President Joe Biden’s eldest son initially called the deal off after prosecutors, under questioning from Judge Noreika, said it would not provide him with blanket immunity from future prosecution, prompting his lawyers to declare it was therefore “null and void”.
It was salvaged during a quick recess, with Hunter agreeing he would not be immune from future prosecution for, for example, FARA violations, while the prosecution agreed that a guilty plea to two misdemeanor tax crimes would see him protected from not just a felony gun charge, but for any gun, drug, and tax crimes from 2014 to 2019.
Judge Noreika remained skeptical of the plea deal’s “unusual” terms, however, and delayed her assent to it until after it is changed to clarify the limits on Hunter’s immunity from prosecution for various business dealings. Consequently, Hunter pleaded not guilty to the tax misdemeanors he was being charged with – although he will reverse this if the deal is revised to everyone’s satisfaction.

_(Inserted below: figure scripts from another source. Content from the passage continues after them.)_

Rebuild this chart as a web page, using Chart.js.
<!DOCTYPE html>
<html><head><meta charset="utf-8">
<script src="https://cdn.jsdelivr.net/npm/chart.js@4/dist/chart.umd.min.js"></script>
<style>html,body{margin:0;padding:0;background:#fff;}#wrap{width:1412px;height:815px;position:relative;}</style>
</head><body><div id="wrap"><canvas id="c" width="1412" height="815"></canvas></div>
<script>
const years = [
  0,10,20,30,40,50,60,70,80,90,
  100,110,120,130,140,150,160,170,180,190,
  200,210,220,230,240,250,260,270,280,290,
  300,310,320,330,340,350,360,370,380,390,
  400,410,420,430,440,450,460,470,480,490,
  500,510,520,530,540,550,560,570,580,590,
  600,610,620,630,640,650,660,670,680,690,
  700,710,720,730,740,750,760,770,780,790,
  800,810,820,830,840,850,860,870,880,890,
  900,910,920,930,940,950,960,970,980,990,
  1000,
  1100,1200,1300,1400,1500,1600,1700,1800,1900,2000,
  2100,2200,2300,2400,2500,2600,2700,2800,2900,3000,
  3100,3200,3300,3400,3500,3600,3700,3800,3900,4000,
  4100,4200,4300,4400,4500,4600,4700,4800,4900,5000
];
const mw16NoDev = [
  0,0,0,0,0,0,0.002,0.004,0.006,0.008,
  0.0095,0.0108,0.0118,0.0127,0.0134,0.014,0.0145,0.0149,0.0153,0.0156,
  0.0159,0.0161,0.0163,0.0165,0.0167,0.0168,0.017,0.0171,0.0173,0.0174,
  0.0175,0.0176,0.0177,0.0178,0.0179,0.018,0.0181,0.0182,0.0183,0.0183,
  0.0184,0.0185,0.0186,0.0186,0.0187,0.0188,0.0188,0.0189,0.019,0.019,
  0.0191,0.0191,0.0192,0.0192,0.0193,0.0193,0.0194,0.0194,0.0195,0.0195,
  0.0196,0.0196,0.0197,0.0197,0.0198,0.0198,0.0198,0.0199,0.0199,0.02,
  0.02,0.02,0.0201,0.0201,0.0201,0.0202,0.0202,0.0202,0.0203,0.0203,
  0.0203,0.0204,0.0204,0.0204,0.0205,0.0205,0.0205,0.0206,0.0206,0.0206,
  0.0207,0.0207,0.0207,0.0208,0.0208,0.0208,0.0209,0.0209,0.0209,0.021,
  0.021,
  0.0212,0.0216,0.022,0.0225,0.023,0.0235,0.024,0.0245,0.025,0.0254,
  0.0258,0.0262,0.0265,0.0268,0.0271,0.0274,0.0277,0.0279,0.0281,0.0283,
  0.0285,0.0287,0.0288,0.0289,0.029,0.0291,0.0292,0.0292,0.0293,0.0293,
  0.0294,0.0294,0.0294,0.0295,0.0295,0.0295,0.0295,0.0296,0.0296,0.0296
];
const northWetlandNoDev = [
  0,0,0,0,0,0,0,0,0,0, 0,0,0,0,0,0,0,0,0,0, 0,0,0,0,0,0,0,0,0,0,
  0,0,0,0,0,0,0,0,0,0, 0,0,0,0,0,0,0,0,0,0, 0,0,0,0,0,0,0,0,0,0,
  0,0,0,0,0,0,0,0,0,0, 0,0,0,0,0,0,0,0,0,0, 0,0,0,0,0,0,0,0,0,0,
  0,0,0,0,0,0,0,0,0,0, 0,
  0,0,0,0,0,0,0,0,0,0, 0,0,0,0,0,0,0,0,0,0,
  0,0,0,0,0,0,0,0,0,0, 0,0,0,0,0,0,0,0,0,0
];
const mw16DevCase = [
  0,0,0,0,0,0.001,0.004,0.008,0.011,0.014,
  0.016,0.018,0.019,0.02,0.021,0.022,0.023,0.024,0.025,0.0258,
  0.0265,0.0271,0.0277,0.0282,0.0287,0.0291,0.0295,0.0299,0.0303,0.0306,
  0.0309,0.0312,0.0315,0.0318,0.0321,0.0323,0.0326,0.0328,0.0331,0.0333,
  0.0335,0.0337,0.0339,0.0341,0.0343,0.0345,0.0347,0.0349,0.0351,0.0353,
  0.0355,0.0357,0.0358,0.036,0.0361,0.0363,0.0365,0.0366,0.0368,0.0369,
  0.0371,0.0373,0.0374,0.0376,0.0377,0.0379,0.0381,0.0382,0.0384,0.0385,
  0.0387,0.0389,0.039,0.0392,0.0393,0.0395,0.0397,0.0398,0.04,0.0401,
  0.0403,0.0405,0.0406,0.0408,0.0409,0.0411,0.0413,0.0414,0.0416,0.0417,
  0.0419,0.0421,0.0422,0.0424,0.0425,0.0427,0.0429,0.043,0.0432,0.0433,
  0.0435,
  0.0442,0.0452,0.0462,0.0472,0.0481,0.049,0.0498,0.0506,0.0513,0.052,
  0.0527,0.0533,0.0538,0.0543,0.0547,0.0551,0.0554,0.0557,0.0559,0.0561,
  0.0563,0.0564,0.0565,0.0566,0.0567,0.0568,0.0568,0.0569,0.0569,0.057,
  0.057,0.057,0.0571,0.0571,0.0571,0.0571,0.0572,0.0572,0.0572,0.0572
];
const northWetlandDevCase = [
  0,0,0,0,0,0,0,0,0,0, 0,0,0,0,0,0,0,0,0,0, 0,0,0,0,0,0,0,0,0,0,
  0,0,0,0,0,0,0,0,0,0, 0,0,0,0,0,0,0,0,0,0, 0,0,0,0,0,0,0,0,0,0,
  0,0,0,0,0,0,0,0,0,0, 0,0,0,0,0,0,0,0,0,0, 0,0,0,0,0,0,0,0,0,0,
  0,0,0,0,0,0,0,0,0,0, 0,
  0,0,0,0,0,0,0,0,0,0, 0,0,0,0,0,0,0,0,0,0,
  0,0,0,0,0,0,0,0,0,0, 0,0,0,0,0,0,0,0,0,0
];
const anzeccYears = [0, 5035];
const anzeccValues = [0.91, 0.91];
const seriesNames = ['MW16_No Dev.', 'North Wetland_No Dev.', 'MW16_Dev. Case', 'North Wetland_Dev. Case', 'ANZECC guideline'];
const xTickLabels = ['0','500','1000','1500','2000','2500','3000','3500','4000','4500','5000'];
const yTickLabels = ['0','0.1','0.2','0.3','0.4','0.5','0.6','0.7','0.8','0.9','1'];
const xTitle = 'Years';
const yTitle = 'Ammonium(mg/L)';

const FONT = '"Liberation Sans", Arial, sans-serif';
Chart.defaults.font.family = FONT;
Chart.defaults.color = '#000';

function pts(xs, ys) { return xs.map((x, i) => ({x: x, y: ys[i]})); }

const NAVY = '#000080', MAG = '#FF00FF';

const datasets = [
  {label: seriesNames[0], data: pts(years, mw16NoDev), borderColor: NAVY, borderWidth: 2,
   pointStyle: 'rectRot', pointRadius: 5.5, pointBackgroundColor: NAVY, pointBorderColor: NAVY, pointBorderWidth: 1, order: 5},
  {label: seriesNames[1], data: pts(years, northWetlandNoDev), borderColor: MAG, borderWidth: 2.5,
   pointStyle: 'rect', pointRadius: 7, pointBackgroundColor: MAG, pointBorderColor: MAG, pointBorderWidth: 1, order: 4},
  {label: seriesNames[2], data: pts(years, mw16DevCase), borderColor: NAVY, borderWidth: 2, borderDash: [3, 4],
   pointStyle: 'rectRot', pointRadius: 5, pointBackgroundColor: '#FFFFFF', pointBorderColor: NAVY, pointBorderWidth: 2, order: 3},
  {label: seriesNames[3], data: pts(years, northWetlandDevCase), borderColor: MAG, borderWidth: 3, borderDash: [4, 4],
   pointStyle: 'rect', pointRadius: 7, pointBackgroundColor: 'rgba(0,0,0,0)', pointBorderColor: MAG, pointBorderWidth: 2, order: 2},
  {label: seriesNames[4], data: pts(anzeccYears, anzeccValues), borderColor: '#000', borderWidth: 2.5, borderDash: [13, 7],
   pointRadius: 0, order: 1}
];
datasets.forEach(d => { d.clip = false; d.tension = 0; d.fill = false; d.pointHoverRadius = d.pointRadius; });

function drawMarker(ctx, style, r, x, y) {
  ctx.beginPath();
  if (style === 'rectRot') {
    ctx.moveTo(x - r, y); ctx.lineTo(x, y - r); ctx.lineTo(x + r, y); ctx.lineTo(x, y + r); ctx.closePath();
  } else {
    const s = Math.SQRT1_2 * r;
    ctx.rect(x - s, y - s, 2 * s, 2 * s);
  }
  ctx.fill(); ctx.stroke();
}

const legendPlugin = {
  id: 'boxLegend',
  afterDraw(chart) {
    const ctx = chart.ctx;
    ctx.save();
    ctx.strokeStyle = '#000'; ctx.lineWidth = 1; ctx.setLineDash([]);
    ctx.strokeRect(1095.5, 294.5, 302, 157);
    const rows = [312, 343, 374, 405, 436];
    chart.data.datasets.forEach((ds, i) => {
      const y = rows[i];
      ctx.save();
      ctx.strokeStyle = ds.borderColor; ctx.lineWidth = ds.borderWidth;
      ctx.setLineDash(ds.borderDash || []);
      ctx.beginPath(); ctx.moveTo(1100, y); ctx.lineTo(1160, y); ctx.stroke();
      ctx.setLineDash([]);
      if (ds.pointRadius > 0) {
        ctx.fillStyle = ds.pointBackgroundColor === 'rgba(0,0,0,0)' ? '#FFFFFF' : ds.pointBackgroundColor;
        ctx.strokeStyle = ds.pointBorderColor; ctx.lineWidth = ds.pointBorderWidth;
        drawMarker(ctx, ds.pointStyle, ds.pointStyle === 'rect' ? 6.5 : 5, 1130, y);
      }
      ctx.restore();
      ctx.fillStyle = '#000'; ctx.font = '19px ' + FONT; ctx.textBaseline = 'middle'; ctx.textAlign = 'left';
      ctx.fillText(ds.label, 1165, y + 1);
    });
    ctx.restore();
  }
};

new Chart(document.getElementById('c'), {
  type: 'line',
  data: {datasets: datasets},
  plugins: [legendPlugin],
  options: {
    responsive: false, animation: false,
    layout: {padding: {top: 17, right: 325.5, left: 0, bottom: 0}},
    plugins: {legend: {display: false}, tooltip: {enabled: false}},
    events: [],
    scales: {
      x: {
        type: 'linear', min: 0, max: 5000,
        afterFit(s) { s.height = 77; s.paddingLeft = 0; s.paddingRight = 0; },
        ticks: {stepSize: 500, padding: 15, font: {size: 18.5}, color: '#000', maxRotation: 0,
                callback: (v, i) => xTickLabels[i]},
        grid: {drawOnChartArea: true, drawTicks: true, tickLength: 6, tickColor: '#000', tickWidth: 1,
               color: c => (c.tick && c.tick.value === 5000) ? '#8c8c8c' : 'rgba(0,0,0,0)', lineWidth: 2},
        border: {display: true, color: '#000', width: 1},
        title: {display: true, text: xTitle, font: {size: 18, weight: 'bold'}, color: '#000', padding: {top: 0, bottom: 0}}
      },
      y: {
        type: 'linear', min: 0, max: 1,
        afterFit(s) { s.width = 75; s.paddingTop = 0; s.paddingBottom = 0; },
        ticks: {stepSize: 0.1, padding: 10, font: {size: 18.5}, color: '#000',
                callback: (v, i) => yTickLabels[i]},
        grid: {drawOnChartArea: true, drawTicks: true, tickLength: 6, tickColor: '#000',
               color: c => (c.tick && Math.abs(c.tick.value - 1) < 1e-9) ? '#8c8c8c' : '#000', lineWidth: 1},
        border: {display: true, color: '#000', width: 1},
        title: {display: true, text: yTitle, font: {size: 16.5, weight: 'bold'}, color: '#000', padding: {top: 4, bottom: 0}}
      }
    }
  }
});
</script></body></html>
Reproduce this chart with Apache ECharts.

Court reporters suggest Judge Noreika was unhappy with the deal’s “unusual” and “non-standard terms” with respect to Hunter’s “broad immunity” from other charges. Earlier in the proceedings, they said she asked prosecutors “why it had been filed under a provision that gave her no legal authority to reject it.”
Prosecutor Leo Wise, asked if there was any precedent for a deal of this nature, told the judge: “No, your honor.”
Original article below:
Hunter’s Sweetheart Deal Unravels as Judge Expresses ‘Concerns’.
President Joe Biden’s eldest son had been expected to plead guilty to two misdemeanors related to his failure to pay taxes on well over a million dollars, with prosecutors recommending he be let off with probation. A separate felony gun charge which carries a maximum sentence of 10 years in prison was to be essentially dropped altogether.
U.S. District Judge Maryellen Noreika, however, expressed “concerns” over the tax crime deal being linked to a gun crime deal, and pressed for more details on the agreement’s scope. Lawyers on both sides now say there is no longer a plea deal, and the court has been recessed.
The seeming collapse of the agreement – an extremely rare occurence – follows the judge accusing Hunter’s team of calling the court impersonating Republican lawyers who had filed an amicus brief related to alleged political interference into the Hunter investigation, in order to have it removed from the public docket.
While this issue was not directly addressed in the plea hearing, prosecutors claimed investigations into Hunter are ongoing.